Emmert sees a gradual increasing of fans if all goes well with containing virus.
Emmert sees a gradual increasing of fans if all goes well with containing virus.

NCAA president, commissioners appear at odds on playing possibly without students back


by - Staff Writer -

NCAA president Mark Emmert and Power 5 commissioners appear to have increasingly differing views on what a sports season could look like this fall surrounding the coronavirus pandemic.

Not long ago after a meeting with Vice President Mike Pence, they seemed to be on the same side of no college athletics happening without the regular student body back on campus as well. Emmert is still in that camp but Big 12 commissioner Bob Bowlsby said this week that online classes would suffice in a report by Stadium.

“Going to class in an online sense is satisfactory,” Big 12 Commissioner Bob Bowlsby told the outlet. “There’s room for that to happen. School has to be in session, student-athletes have to be going to class.”

Emmert missed that memo in his talk on a NCAA Q&A Friday.

“In Division I for sure, all of the commissioners and every president that I’ve talked to is in clear agreement: If you don’t have students on campus, you don’t have student-athletes on campus," he said. "That doesn't mean it has to be up-and-running in the full, normal model. But you have to treat the health and well-being of the athletes as much as the regular students. If a school doesn't re-open, they aren't going to be playing sports and it's really that simple.

"...We're not going to relax on health and well-being. Will that mean some school doesn't play as full a schedule as another school and that may create some inequity in their ability to participate in a championship? Possibly. We'll have to cross that bridge when we get there. But you build everything around safety. I'll be delighted to have those debates later in the fall."

An Associated Press report this week had nine of the 14 ACC schools with announced plans to re-open campuses for students this fall.

Once schools figure out how to get back on the field, which NCAA chief medical expert Brian Hainline said it looks like will come after a 4-6 week prep time, the matter of if fans -- and how many -- can attend the games will be tackled.

Hainline said the likely scenario is to start small with fan attendance and hopefully build from there. Emmert agrees.

"Just because there is some regulation that’s been lifted, that doesn’t automatically mean you should immediately put 105,000 fans in a football stadium," Emmert said. "The proper and sensible thing to do is use this phased approach that (Hainline) and the advisory team are talking about and indeed the federal government has been talking about where you start at one end..and continue along. It’s plausible to me that in football you see very limited fan access -- but by later in the season as things develop in hopefully a very positive way -- you all of a sudden can see larger fanbases attending.

"It’s not clear to me socially where communities are whether or not 105,000 fans are ready to sit in a stadium side-by-side like that. That’s an important piece of this is making sure people have choices they can make that they are comfortable with."

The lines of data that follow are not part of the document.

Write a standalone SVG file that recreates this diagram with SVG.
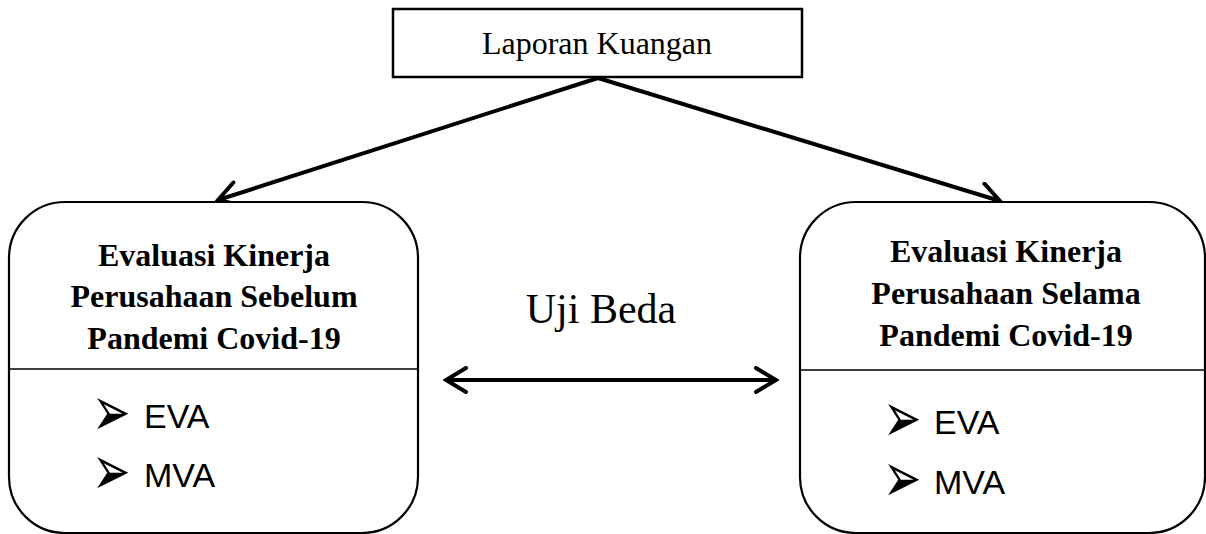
<svg xmlns="http://www.w3.org/2000/svg" width="1206" height="534" viewBox="0 0 1206 534">
  <style>
    .serif { font-family: "Liberation Serif", "Times New Roman", serif; fill: #000; }
    .title { font-weight: bold; font-size: 32px; text-anchor: middle; }
    .item { font-family: "Liberation Sans", Arial, sans-serif; font-size: 34px; fill: #000; }
    .bullet { font-family: "DejaVu Sans", sans-serif; font-size: 46px; fill: #000; }
    .box { fill: #fff; stroke: #000; stroke-width: 2.2; }
    .divider { stroke: #000; stroke-width: 1.4; }
    .link { stroke: #000; stroke-width: 4; fill: none; }
  </style>
  <defs>
    <marker id="chev" viewBox="0 0 26 28" refX="23" refY="14" markerWidth="26" markerHeight="28" markerUnits="userSpaceOnUse" orient="auto-start-reverse">
      <path d="M3,2 L23,14 L3,26" fill="none" stroke="#000" stroke-width="4" stroke-linecap="round" stroke-linejoin="miter"/>
    </marker>
  </defs>
  <rect width="1206" height="534" fill="#fff"/>

  <g id="connectors">
    <line class="link" x1="598" y1="78" x2="218" y2="200" marker-end="url(#chev)"/>
    <line class="link" x1="598" y1="78" x2="1000" y2="201" marker-end="url(#chev)"/>
    <line class="link" x1="446" y1="380" x2="776" y2="380" marker-start="url(#chev)" marker-end="url(#chev)"/>
  </g>

  <g id="laporan-kuangan">
    <rect x="393" y="9" width="409" height="68" fill="#fff" stroke="#000" stroke-width="2.5"/>
    <text class="serif" x="597" y="54" font-size="32" text-anchor="middle">Laporan Kuangan</text>
  </g>

  <g id="uji-beda">
    <text class="serif" x="601" y="323" font-size="42" text-anchor="middle">Uji Beda</text>
  </g>

  <g id="sebelum">
    <rect class="box" x="9" y="202" width="409" height="331" rx="56" ry="56"/>
    <line class="divider" x1="9" y1="369" x2="418" y2="369"/>
    <text class="serif title" x="214" y="266">Evaluasi Kinerja</text>
    <text class="serif title" x="214" y="307">Perusahaan Sebelum</text>
    <text class="serif title" x="214" y="349">Pandemi Covid-19</text>
    <text class="bullet" transform="translate(92,436) scale(1,1.55)">➢</text>
    <text class="item" x="144" y="428">EVA</text>
    <text class="bullet" transform="translate(92,495) scale(1,1.55)">➢</text>
    <text class="item" x="144" y="487">MVA</text>
  </g>

  <g id="selama">
    <rect class="box" x="800" y="202" width="405" height="331" rx="56" ry="56"/>
    <line class="divider" x1="800" y1="370" x2="1205" y2="370"/>
    <text class="serif title" x="1006" y="262">Evaluasi Kinerja</text>
    <text class="serif title" x="1006" y="304">Perusahaan Selama</text>
    <text class="serif title" x="1006" y="346">Pandemi Covid-19</text>
    <text class="bullet" transform="translate(883,442) scale(1,1.55)">➢</text>
    <text class="item" x="934" y="434">EVA</text>
    <text class="bullet" transform="translate(883,502) scale(1,1.55)">➢</text>
    <text class="item" x="934" y="494">MVA</text>
  </g>
</svg>
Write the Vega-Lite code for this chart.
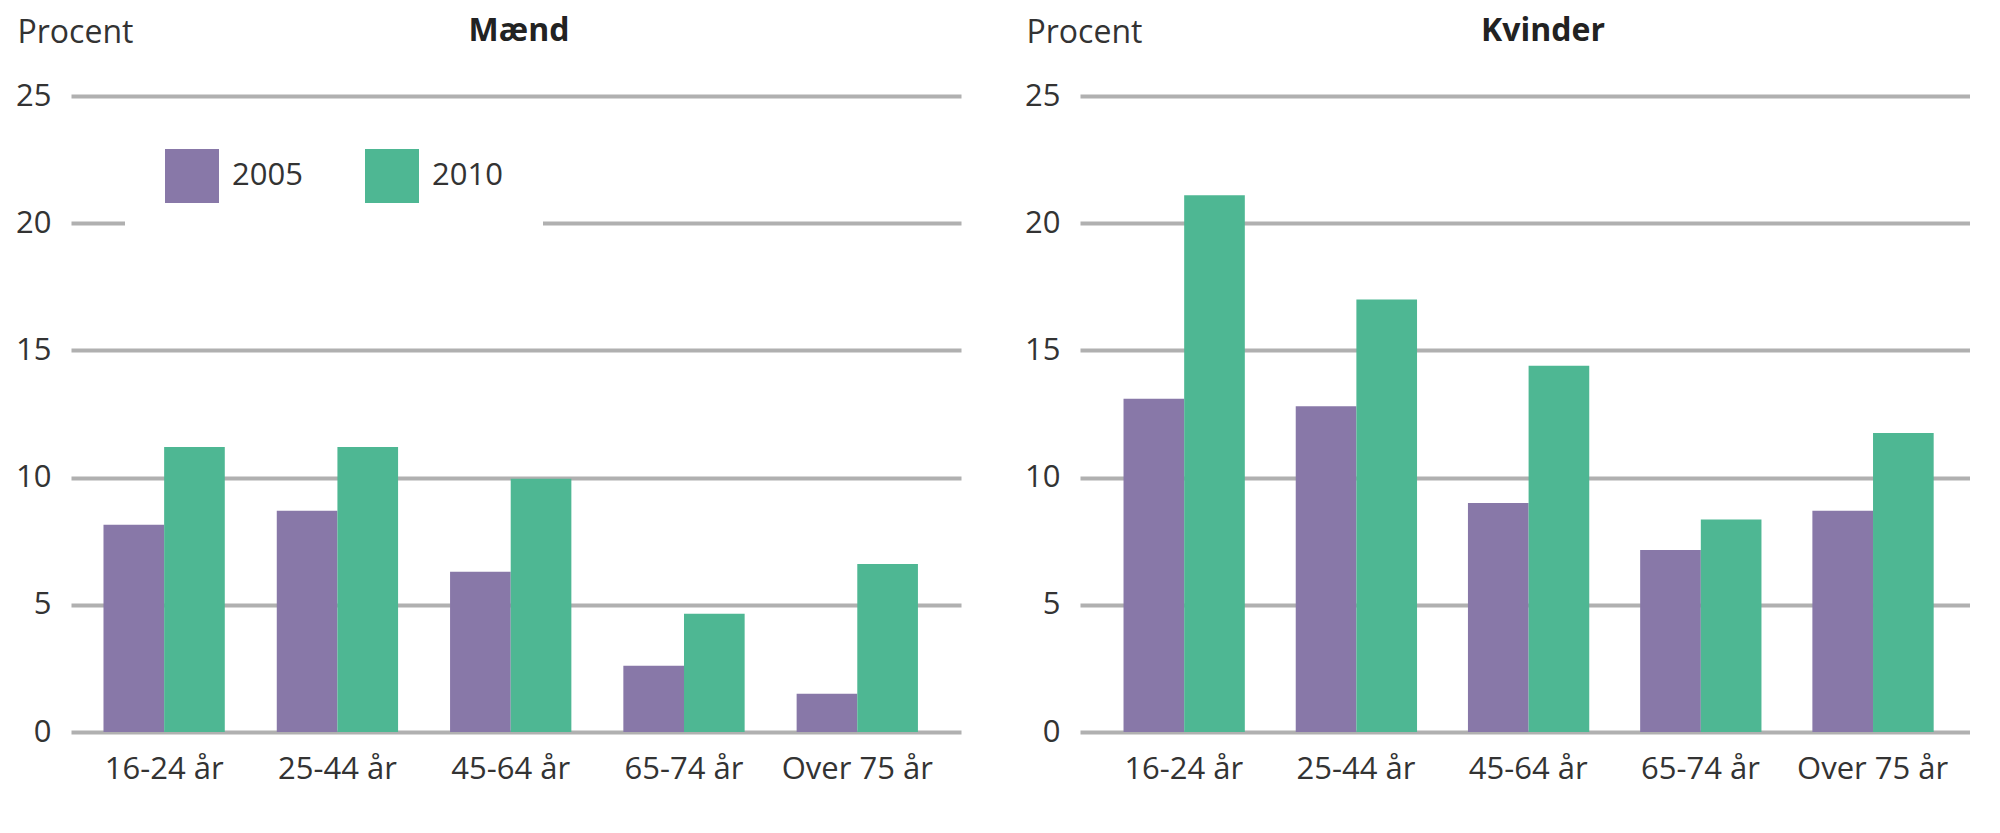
{
  "$schema": "https://vega.github.io/schema/vega-lite/v6.json",
  "padding": {"left": 15, "top": 15, "right": 0, "bottom": 10},
  "background": "white",
  "config": {
    "font": "Open Sans",
    "view": {"stroke": null},
    "axisX": {"title": null, "domain": false, "ticks": false, "grid": false, "labelPadding": 22, "labelFontSize": 31, "labelAngle": 0, "labelColor": "#333333"},
    "axisY": {"domain": false, "ticks": false, "labelPadding": 20, "labelFontSize": 31, "labelColor": "#333333", "gridColor": "#b0b0b0", "gridWidth": 4, "titleAngle": 0, "titleAlign": "left", "titleBaseline": "top", "titleX": -54, "titleY": -79, "titleFontSize": 32, "titleFontWeight": "normal", "titleColor": "#333333"}
  },
  "data": {
    "values": [
      {"sex": "Mænd", "age": "16-24 år", "year": "2005", "value": 8.15},
      {"sex": "Mænd", "age": "16-24 år", "year": "2010", "value": 11.2},
      {"sex": "Mænd", "age": "25-44 år", "year": "2005", "value": 8.7},
      {"sex": "Mænd", "age": "25-44 år", "year": "2010", "value": 11.2},
      {"sex": "Mænd", "age": "45-64 år", "year": "2005", "value": 6.3},
      {"sex": "Mænd", "age": "45-64 år", "year": "2010", "value": 9.95},
      {"sex": "Mænd", "age": "65-74 år", "year": "2005", "value": 2.6},
      {"sex": "Mænd", "age": "65-74 år", "year": "2010", "value": 4.65},
      {"sex": "Mænd", "age": "Over 75 år", "year": "2005", "value": 1.5},
      {"sex": "Mænd", "age": "Over 75 år", "year": "2010", "value": 6.6},
      {"sex": "Kvinder", "age": "16-24 år", "year": "2005", "value": 13.1},
      {"sex": "Kvinder", "age": "16-24 år", "year": "2010", "value": 21.1},
      {"sex": "Kvinder", "age": "25-44 år", "year": "2005", "value": 12.8},
      {"sex": "Kvinder", "age": "25-44 år", "year": "2010", "value": 17.0},
      {"sex": "Kvinder", "age": "45-64 år", "year": "2005", "value": 9.0},
      {"sex": "Kvinder", "age": "45-64 år", "year": "2010", "value": 14.4},
      {"sex": "Kvinder", "age": "65-74 år", "year": "2005", "value": 7.15},
      {"sex": "Kvinder", "age": "65-74 år", "year": "2010", "value": 8.35},
      {"sex": "Kvinder", "age": "Over 75 år", "year": "2005", "value": 8.7},
      {"sex": "Kvinder", "age": "Over 75 år", "year": "2010", "value": 11.75}
    ]
  },
  "spacing": 63,
  "resolve": {"scale": {"color": "independent"}},
  "hconcat": [
    {
      "width": 890,
      "height": 636,
      "transform": [{"filter": "datum.sex === 'Mænd'"}],
      "title": {"text": "Mænd", "fontSize": 32, "fontWeight": "bold", "color": "#222222", "baseline": "top", "offset": -32, "anchor": "middle", "frame": "group", "dx": 3},
      "mark": {"type": "bar"},
      "encoding": {
        "x": {"field": "age", "type": "nominal", "sort": ["16-24 år", "25-44 år", "45-64 år", "65-74 år", "Over 75 år"], "scale": {"paddingInner": 0.3, "paddingOuter": 0.218, "align": 0.43}},
        "xOffset": {"field": "year", "type": "nominal"},
        "y": {"field": "value", "type": "quantitative", "scale": {"domain": [0, 25]}, "axis": {"values": [0, 5, 10, 15, 20, 25], "title": "Procent"}},
        "color": {"field": "year", "type": "nominal", "scale": {"domain": ["2005", "2010"], "range": ["#8878a8", "#4eb793"]},
          "legend": {"title": null, "orient": "none", "legendX": 54, "legendY": 13, "direction": "horizontal", "symbolType": "square", "symbolSize": 2916, "symbolStrokeWidth": 0, "symbolOpacity": 1, "labelFontSize": 31, "labelColor": "#333333", "labelOffset": 13, "columnPadding": 62, "padding": 40, "fillColor": "white"}}
      }
    },
    {
      "width": 890,
      "height": 636,
      "transform": [{"filter": "datum.sex === 'Kvinder'"}],
      "title": {"text": "Kvinder", "fontSize": 32, "fontWeight": "bold", "color": "#222222", "baseline": "top", "offset": -32, "anchor": "middle", "frame": "group", "dx": 18},
      "mark": {"type": "bar"},
      "encoding": {
        "x": {"field": "age", "type": "nominal", "sort": ["16-24 år", "25-44 år", "45-64 år", "65-74 år", "Over 75 år"], "scale": {"paddingInner": 0.3, "paddingOuter": 0.234, "align": 0.54}},
        "xOffset": {"field": "year", "type": "nominal"},
        "y": {"field": "value", "type": "quantitative", "scale": {"domain": [0, 25]}, "axis": {"values": [0, 5, 10, 15, 20, 25], "title": "Procent"}},
        "color": {"field": "year", "type": "nominal", "scale": {"domain": ["2005", "2010"], "range": ["#8878a8", "#4eb793"]}, "legend": null}
      }
    }
  ]
}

Emmert says they also have to weigh the factor of potential outbreaks in the fall as well.

"Then there’s the scenario that we’re all a little nervous over but we have to think about is what if we have an outbreak in a community on a campus," he said. "What do we do then? How does the campus and fanbase handle it? What do you do with the student-athletes? We’ve got a just a little bit of time to think about it because that’s certainly plausible with 1,100 NCAA schools and 19,000 teams and half a million student-athletes. The arithmetic is not in your favor if you think you’re not going to have any outbreaks in that cohort.

"We’re working through all of these scenarios for all the best medical and public-health advice we can to bear and helping the schools and conferences make decisions accordingly."